Of course, no Discourse du Jour would be complete without perennial irritant Femi Oluwole sticking his EU flag-adorned oar in, offering such illuminating insight as “This outdated view is analogous to abstinence only and prohibition”. Whilst I would of course defer to Femi on issues of abstinence, self-imposed or otherwise, and his expertise therein, perhaps he should sit this one out given his defence of Durham implied that experiences of “degradation, endangerment, and exploitation” can be combated with simple “preventative tools”.

On top of this, and aside from the fact the sex trade doesn’t even function in an economically comparable way to other forms of labour, when faced with a situation in which the overwhelming majority of individuals are horrifically abused and exploited, we typically call for such industries to be abolished. We don’t go on marches screaming “DECRIMINALISE SWEATSHOP LABOUR!!!”; “INDENTURED SERVITUDE IS REAL SERVITUDE!!!”; “CHILD MINERS NEED WORKERS’ RIGHTS!!!” We recognise the fundamentally and inherently deplorable nature of such industries, and seek to facilitate the exit of those involved, whilst tackling the material root causes that drive such individuals into participating in the first place.

Why is that same courtesy not extended to women either in, or in danger of entering, the sex trade? Could it be…no…surely not…misogyny? A twist worthy of M. Night Shyamalan himself.

Durham University need to recognise that any efforts to encourage “safe and informed choices” when entering the sex trade are doomed to fail on two fronts: firstly, the very lack of economic independence the necessitates entry into the sex trade precludes safe and informed choices. The two are diametrically opposed and mutually exclusive.
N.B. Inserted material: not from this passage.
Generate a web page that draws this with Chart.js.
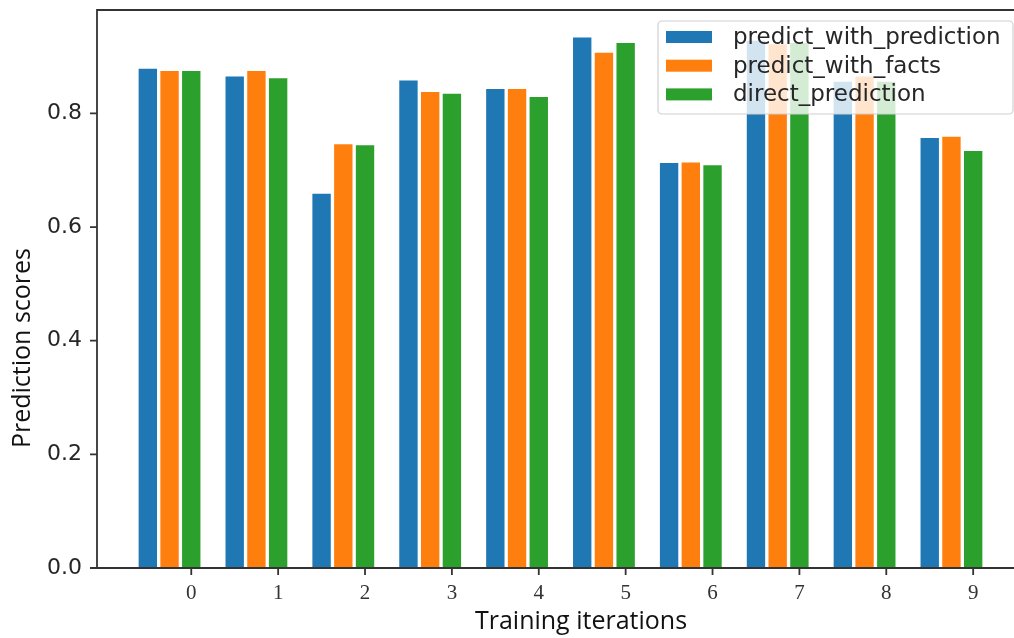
<!DOCTYPE html>
<html>
<head>
<meta charset="utf-8">
<title>Prediction scores by training iteration</title>
<script src="https://cdn.jsdelivr.net/npm/chart.js@4/dist/chart.umd.min.js"></script>
<style>
  html, body { margin: 0; padding: 0; background: #ffffff; }
  #wrap { width: 1014px; height: 638px; }
</style>
</head>
<body>
<div id="wrap"><canvas id="chart" width="1014" height="638"></canvas></div>
<script>
// Training iterations on the x axis
const iterations = [0, 1, 2, 3, 4, 5, 6, 7, 8, 9];

// Scores per method
const predictWithPrediction = [0.880, 0.866, 0.660, 0.859, 0.844, 0.935, 0.714, 0.929, 0.857, 0.758];
const predictWithFacts      = [0.876, 0.876, 0.747, 0.839, 0.844, 0.908, 0.715, 0.923, 0.866, 0.760];
const directPrediction      = [0.876, 0.863, 0.745, 0.836, 0.830, 0.925, 0.710, 0.925, 0.857, 0.735];

const seriesNames = ['predict_with_prediction', 'predict_with_facts', 'direct_prediction'];
const yTickValues = [0.0, 0.2, 0.4, 0.6, 0.8];
const xTitle = 'Training iterations';
const yTitle = 'Prediction scores';

const seriesColors = ['#1f77b4', '#ff7f0e', '#2ca02c'];
// each series sits a quarter step left of the next one; the last one sits on the tick
const barShift = [-0.5, -0.25, 0];
const TICK_LEN = 7;

function buildDataset(name, values, k) {
  return {
    label: name,
    data: values.map((v, i) => ({ x: iterations[i] + barShift[k], y: v })),
    backgroundColor: seriesColors[k],
    borderColor: '#ffffff',
    borderWidth: { left: 2, right: 2, top: 1, bottom: 0 },
    borderSkipped: false,
    grouped: false,
    barPercentage: 1,
    categoryPercentage: 1
  };
}

// Axes frame (left, bottom, top) and outward tick marks at every scale tick
const frame = {
  id: 'frame',
  afterDraw(chart) {
    const { ctx, chartArea: a, scales } = chart;
    ctx.save();
    ctx.strokeStyle = '#333333';
    ctx.lineWidth = 1.8;
    ctx.beginPath();
    ctx.moveTo(a.right + 2, a.top);
    ctx.lineTo(a.left, a.top);
    ctx.lineTo(a.left, a.bottom);
    ctx.lineTo(a.right + 2, a.bottom);
    ctx.stroke();

    ctx.lineWidth = 1.8;
    ctx.beginPath();
    for (const t of scales.x.ticks) {
      const px = scales.x.getPixelForValue(t.value);
      ctx.moveTo(px, a.bottom);
      ctx.lineTo(px, a.bottom + TICK_LEN);
    }
    for (const t of scales.y.ticks) {
      const py = scales.y.getPixelForValue(t.value);
      ctx.moveTo(a.left, py);
      ctx.lineTo(a.left - TICK_LEN, py);
    }
    ctx.stroke();
    ctx.restore();
  }
};

// Axis titles; the x title sits right of the plot centre and the y title below it
const axisTitles = {
  id: 'axisTitles',
  afterDraw(chart) {
    const { ctx, chartArea: a } = chart;
    ctx.save();
    ctx.fillStyle = '#111111';
    ctx.font = '25px "Open Sans"';
    ctx.textAlign = 'center';
    ctx.textBaseline = 'middle';
    ctx.fillText(xTitle, a.left + 484, a.bottom + 54);
    ctx.translate(23, a.top + 338);
    ctx.rotate(-Math.PI / 2);
    ctx.fillText(yTitle, 0, 0);
    ctx.restore();
  }
};

// Legend box in the upper right corner of the plot area, on top of the bars
const boxLegend = {
  id: 'boxLegend',
  afterDraw(chart) {
    const { ctx, chartArea: a } = chart;
    const sets = chart.data.datasets;
    const right = a.right - 1, top = a.top + 11;
    const w = 355, h = 93, left = right - w;
    ctx.save();
    ctx.beginPath();
    ctx.roundRect(left, top, w, h, 4);
    ctx.fillStyle = 'rgba(255,255,255,0.8)';
    ctx.fill();
    ctx.strokeStyle = '#d0d0d0';
    ctx.lineWidth = 1.2;
    ctx.stroke();
    ctx.font = '23px "DejaVu Sans"';
    ctx.textBaseline = 'middle';
    ctx.textAlign = 'left';
    sets.forEach((ds, k) => {
      const cy = top + 16 + k * 28.7;
      ctx.fillStyle = ds.backgroundColor;
      ctx.fillRect(left + 8, cy - 6, 46, 12);
      ctx.fillStyle = '#262626';
      ctx.fillText(ds.label, left + 75, cy + 1);
    });
    ctx.restore();
  }
};

new Chart(document.getElementById('chart'), {
  type: 'bar',
  data: {
    datasets: [
      buildDataset(seriesNames[0], predictWithPrediction, 0),
      buildDataset(seriesNames[1], predictWithFacts, 1),
      buildDataset(seriesNames[2], directPrediction, 2)
    ]
  },
  options: {
    responsive: false,
    animation: false,
    devicePixelRatio: 1,
    layout: { padding: { top: 10, right: 0, bottom: 0, left: 0 } },
    plugins: {
      legend: { display: false },
      tooltip: { enabled: false }
    },
    scales: {
      x: {
        type: 'linear',
        min: -1.085,
        max: 9.47,
        offset: false,
        afterFit(scale) { scale.height = 70; scale.paddingLeft = 0; scale.paddingRight = 0; },
        afterBuildTicks(scale) { scale.ticks = iterations.map(v => ({ value: v })); },
        grid: { display: false, drawTicks: true, tickLength: TICK_LEN },
        border: { display: false },
        ticks: {
          autoSkip: false,
          maxRotation: 0,
          padding: 6,
          color: '#333333',
          font: { family: '"Liberation Serif"', size: 21 },
          callback: (v) => String(v)
        },
        title: { display: false }
      },
      y: {
        type: 'linear',
        min: 0,
        max: 0.982,
        afterFit(scale) { scale.width = 97; scale.paddingTop = 0; scale.paddingBottom = 0; },
        afterBuildTicks(scale) { scale.ticks = yTickValues.map(v => ({ value: v })); },
        grid: { display: false, drawTicks: true, tickLength: TICK_LEN },
        border: { display: false },
        ticks: {
          padding: 8,
          color: '#262626',
          font: { family: '"DejaVu Sans"', size: 22 },
          callback: (v) => Number(v).toFixed(1)
        },
        title: { display: false }
      }
    }
  },
  plugins: [frame, axisTitles, boxLegend]
});
</script>
</body>
</html>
Secondly, if the University, and its crowd of male Leftist (not to mention misogynist) supporters, truly care about the safety of women who must resort to entering the industry, it should be incumbent upon them to do everything within their power to facilitate the exit of individuals who are able to, and to provide them with the support necessary to ensure they aren’t left facing a “choice” between destitution or entering the sex trade. As sex trade survivor Rachel Moran once said, “When a woman is poor and hungry, the human thing to do is to put food in her mouth, not your dick,” because the choice between destitution and prostitution really is no choice at all.